■ **WHAT TO WORK ON**: Print all of the lines exactly. Any picture among them stays out.

■ **RAW DATA**:
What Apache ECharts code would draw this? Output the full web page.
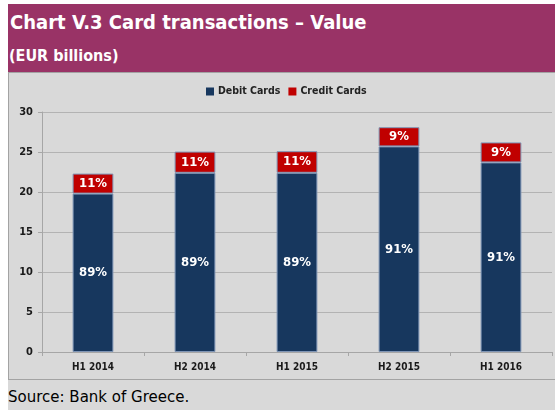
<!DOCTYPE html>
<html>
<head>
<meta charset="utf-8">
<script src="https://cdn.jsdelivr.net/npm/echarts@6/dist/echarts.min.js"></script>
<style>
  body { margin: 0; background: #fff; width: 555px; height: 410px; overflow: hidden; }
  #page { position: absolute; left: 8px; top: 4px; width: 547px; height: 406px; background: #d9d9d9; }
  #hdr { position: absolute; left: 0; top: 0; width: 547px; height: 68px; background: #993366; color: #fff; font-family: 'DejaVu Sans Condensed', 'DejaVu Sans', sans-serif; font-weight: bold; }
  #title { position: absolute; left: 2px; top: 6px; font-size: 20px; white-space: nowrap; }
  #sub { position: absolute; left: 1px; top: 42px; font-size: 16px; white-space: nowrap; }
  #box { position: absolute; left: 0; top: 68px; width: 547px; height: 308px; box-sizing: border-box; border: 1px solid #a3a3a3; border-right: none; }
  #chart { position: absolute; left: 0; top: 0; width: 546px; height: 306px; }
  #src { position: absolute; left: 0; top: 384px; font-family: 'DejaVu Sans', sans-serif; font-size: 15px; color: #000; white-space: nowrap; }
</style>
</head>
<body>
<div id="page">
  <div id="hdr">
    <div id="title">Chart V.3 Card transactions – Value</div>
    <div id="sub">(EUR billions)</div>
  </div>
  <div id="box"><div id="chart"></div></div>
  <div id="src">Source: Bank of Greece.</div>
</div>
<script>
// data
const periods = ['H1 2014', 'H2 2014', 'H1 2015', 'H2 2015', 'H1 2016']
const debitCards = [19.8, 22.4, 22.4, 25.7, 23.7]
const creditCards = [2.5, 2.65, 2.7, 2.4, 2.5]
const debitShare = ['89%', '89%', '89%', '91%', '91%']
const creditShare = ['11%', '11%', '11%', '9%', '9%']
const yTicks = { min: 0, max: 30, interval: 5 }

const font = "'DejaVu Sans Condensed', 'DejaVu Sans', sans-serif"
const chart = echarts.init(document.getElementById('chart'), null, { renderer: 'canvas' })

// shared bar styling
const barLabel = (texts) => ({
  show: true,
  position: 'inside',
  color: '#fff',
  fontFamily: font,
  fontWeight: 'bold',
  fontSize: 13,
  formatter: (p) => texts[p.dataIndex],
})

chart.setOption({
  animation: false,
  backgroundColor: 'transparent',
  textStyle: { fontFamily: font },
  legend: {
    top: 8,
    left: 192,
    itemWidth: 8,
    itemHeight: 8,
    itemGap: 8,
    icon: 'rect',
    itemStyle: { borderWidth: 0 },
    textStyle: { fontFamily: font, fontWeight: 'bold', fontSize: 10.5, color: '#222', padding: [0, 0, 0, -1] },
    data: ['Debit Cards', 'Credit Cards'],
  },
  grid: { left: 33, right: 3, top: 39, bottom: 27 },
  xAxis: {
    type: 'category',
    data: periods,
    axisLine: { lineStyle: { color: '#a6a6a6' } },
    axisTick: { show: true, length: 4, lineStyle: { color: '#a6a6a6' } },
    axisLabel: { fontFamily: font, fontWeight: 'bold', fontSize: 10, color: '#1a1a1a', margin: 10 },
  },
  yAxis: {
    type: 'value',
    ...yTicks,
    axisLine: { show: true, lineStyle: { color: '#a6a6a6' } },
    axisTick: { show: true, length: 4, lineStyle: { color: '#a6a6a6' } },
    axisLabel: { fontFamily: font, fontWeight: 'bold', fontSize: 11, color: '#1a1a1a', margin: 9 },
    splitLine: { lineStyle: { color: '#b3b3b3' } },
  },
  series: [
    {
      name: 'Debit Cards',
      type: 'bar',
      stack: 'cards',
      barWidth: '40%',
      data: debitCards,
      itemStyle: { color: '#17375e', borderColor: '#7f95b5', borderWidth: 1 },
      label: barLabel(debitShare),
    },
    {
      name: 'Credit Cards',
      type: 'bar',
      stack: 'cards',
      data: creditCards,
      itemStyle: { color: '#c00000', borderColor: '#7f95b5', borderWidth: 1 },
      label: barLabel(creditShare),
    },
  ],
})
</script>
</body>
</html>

■ **THE RESPONSE**:
What Apache ECharts code would draw this? Output the full web page.
<!DOCTYPE html>
<html>
<head>
<meta charset="utf-8">
<script src="https://cdn.jsdelivr.net/npm/echarts@6/dist/echarts.min.js"></script>
<style>
  body { margin: 0; background: #fff; width: 555px; height: 410px; overflow: hidden; }
  #page { position: absolute; left: 8px; top: 4px; width: 547px; height: 406px; background: #d9d9d9; }
  #hdr { position: absolute; left: 0; top: 0; width: 547px; height: 68px; background: #993366; color: #fff; font-family: 'DejaVu Sans Condensed', 'DejaVu Sans', sans-serif; font-weight: bold; }
  #title { position: absolute; left: 2px; top: 6px; font-size: 20px; white-space: nowrap; }
  #sub { position: absolute; left: 1px; top: 42px; font-size: 16px; white-space: nowrap; }
  #box { position: absolute; left: 0; top: 68px; width: 547px; height: 308px; box-sizing: border-box; border: 1px solid #a3a3a3; border-right: none; }
  #chart { position: absolute; left: 0; top: 0; width: 546px; height: 306px; }
  #src { position: absolute; left: 0; top: 384px; font-family: 'DejaVu Sans', sans-serif; font-size: 15px; color: #000; white-space: nowrap; }
</style>
</head>
<body>
<div id="page">
  <div id="hdr">
    <div id="title">Chart V.3 Card transactions – Value</div>
    <div id="sub">(EUR billions)</div>
  </div>
  <div id="box"><div id="chart"></div></div>
  <div id="src">Source: Bank of Greece.</div>
</div>
<script>
// data
const periods = ['H1 2014', 'H2 2014', 'H1 2015', 'H2 2015', 'H1 2016']
const debitCards = [19.8, 22.4, 22.4, 25.7, 23.7]
const creditCards = [2.5, 2.65, 2.7, 2.4, 2.5]
const debitShare = ['89%', '89%', '89%', '91%', '91%']
const creditShare = ['11%', '11%', '11%', '9%', '9%']
const yTicks = { min: 0, max: 30, interval: 5 }

const font = "'DejaVu Sans Condensed', 'DejaVu Sans', sans-serif"
const chart = echarts.init(document.getElementById('chart'), null, { renderer: 'canvas' })

// shared bar styling
const barLabel = (texts) => ({
  show: true,
  position: 'inside',
  color: '#fff',
  fontFamily: font,
  fontWeight: 'bold',
  fontSize: 13,
  formatter: (p) => texts[p.dataIndex],
})

chart.setOption({
  animation: false,
  backgroundColor: 'transparent',
  textStyle: { fontFamily: font },
  legend: {
    top: 8,
    left: 192,
    itemWidth: 8,
    itemHeight: 8,
    itemGap: 8,
    icon: 'rect',
    itemStyle: { borderWidth: 0 },
    textStyle: { fontFamily: font, fontWeight: 'bold', fontSize: 10.5, color: '#222', padding: [0, 0, 0, -1] },
    data: ['Debit Cards', 'Credit Cards'],
  },
  grid: { left: 33, right: 3, top: 39, bottom: 27 },
  xAxis: {
    type: 'category',
    data: periods,
    axisLine: { lineStyle: { color: '#a6a6a6' } },
    axisTick: { show: true, length: 4, lineStyle: { color: '#a6a6a6' } },
    axisLabel: { fontFamily: font, fontWeight: 'bold', fontSize: 10, color: '#1a1a1a', margin: 10 },
  },
  yAxis: {
    type: 'value',
    ...yTicks,
    axisLine: { show: true, lineStyle: { color: '#a6a6a6' } },
    axisTick: { show: true, length: 4, lineStyle: { color: '#a6a6a6' } },
    axisLabel: { fontFamily: font, fontWeight: 'bold', fontSize: 11, color: '#1a1a1a', margin: 9 },
    splitLine: { lineStyle: { color: '#b3b3b3' } },
  },
  series: [
    {
      name: 'Debit Cards',
      type: 'bar',
      stack: 'cards',
      barWidth: '40%',
      data: debitCards,
      itemStyle: { color: '#17375e', borderColor: '#7f95b5', borderWidth: 1 },
      label: barLabel(debitShare),
    },
    {
      name: 'Credit Cards',
      type: 'bar',
      stack: 'cards',
      data: creditCards,
      itemStyle: { color: '#c00000', borderColor: '#7f95b5', borderWidth: 1 },
      label: barLabel(creditShare),
    },
  ],
})
</script>
</body>
</html>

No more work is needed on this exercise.